Start Extracted information

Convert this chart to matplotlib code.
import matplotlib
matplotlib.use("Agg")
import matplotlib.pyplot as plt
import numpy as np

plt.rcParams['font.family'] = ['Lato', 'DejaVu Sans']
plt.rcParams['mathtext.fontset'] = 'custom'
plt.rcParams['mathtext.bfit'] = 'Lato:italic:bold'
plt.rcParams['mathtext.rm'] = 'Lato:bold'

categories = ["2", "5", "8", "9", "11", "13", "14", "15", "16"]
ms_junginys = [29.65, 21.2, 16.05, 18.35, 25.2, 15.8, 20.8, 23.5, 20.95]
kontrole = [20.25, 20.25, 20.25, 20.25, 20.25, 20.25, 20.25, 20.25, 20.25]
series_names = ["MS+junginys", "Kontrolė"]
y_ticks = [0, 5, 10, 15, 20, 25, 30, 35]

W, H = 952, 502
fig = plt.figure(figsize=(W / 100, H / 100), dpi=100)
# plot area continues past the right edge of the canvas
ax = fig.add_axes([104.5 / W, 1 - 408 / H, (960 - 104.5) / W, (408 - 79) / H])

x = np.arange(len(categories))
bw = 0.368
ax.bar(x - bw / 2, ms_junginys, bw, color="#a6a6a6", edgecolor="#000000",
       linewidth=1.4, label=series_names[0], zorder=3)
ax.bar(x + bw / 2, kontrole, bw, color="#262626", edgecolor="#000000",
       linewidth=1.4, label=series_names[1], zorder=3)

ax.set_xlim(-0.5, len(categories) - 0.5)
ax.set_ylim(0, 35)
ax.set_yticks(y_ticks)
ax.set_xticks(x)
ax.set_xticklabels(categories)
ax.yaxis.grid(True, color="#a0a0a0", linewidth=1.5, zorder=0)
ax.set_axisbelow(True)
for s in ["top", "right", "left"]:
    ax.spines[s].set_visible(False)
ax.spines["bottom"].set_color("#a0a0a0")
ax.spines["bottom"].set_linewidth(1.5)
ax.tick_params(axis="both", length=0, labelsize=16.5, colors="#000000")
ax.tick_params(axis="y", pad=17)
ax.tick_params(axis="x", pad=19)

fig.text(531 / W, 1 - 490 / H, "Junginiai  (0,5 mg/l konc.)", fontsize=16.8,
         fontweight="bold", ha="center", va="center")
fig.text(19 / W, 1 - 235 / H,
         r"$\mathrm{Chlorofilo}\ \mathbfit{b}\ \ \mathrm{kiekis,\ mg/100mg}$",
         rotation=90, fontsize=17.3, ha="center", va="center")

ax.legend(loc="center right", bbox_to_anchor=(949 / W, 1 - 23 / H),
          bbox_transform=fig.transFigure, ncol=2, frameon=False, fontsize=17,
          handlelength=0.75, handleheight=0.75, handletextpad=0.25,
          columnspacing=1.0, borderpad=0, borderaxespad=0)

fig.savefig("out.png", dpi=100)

End Extracted information
Start Extracted information

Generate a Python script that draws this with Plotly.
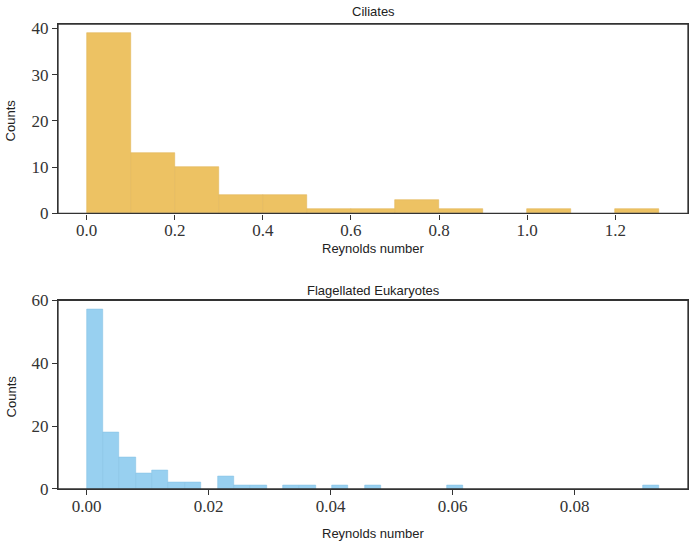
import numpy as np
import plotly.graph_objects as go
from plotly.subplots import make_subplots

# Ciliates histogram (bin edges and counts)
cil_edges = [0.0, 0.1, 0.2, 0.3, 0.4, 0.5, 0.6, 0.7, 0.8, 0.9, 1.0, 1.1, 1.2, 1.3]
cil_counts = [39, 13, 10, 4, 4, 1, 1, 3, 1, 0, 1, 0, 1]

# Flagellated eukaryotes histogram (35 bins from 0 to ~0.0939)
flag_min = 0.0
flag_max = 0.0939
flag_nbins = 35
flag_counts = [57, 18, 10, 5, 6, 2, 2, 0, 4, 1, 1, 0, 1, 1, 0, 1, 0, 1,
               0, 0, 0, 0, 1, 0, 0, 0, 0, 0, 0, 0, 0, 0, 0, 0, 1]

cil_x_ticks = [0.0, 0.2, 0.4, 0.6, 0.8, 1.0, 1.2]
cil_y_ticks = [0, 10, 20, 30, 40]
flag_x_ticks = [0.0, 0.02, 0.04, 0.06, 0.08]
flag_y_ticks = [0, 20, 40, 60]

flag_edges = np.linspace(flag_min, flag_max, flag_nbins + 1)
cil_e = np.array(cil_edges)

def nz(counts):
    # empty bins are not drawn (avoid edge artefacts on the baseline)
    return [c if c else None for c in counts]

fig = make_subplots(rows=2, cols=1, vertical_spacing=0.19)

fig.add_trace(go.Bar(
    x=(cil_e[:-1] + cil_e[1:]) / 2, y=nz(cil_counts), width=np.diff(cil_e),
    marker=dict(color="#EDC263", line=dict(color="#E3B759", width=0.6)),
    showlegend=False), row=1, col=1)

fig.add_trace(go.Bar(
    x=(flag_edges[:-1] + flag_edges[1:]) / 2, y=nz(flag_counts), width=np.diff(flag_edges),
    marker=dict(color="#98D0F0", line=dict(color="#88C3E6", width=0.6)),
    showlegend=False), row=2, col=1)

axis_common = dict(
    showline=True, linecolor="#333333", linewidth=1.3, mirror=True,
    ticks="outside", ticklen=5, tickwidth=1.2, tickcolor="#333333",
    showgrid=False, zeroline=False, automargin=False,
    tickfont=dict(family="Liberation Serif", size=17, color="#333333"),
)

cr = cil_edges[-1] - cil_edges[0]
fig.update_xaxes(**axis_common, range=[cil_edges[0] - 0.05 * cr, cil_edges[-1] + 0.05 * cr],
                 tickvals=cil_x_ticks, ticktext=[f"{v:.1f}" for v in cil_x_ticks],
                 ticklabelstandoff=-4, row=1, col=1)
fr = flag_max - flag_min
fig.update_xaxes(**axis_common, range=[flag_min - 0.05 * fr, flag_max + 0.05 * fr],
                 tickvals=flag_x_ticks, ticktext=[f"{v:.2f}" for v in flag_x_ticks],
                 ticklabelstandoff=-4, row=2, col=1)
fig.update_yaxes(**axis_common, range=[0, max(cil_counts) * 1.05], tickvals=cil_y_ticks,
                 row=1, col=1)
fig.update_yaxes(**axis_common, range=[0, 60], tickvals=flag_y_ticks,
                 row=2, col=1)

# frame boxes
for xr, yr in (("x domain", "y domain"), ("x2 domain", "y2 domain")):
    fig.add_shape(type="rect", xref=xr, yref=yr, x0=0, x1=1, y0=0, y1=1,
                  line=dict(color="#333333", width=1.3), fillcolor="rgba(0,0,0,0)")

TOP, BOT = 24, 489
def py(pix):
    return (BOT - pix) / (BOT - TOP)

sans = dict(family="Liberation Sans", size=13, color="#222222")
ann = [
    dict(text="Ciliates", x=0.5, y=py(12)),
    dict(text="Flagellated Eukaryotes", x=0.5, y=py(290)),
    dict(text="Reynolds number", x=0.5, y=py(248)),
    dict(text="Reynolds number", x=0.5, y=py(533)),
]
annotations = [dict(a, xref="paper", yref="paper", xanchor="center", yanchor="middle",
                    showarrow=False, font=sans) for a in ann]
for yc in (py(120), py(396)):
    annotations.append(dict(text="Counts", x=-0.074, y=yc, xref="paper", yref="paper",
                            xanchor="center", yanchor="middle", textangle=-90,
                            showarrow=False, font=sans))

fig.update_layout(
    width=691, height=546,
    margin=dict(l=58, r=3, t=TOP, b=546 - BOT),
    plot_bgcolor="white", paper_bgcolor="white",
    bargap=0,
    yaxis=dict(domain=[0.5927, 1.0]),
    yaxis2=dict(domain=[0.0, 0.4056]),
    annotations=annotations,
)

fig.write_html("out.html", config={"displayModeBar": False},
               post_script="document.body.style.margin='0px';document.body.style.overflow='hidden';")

End Extracted information

Your task. Retype, exactly and in full, the lines above from the one containing "Convert this chart to matplotlib code." through the one containing "y_ticks = [0, 5, 10, 15, 20, 25, 30, 35]".

Response below.
Convert this chart to matplotlib code.
import matplotlib
matplotlib.use("Agg")
import matplotlib.pyplot as plt
import numpy as np

plt.rcParams['font.family'] = ['Lato', 'DejaVu Sans']
plt.rcParams['mathtext.fontset'] = 'custom'
plt.rcParams['mathtext.bfit'] = 'Lato:italic:bold'
plt.rcParams['mathtext.rm'] = 'Lato:bold'

categories = ["2", "5", "8", "9", "11", "13", "14", "15", "16"]
ms_junginys = [29.65, 21.2, 16.05, 18.35, 25.2, 15.8, 20.8, 23.5, 20.95]
kontrole = [20.25, 20.25, 20.25, 20.25, 20.25, 20.25, 20.25, 20.25, 20.25]
series_names = ["MS+junginys", "Kontrolė"]
y_ticks = [0, 5, 10, 15, 20, 25, 30, 35]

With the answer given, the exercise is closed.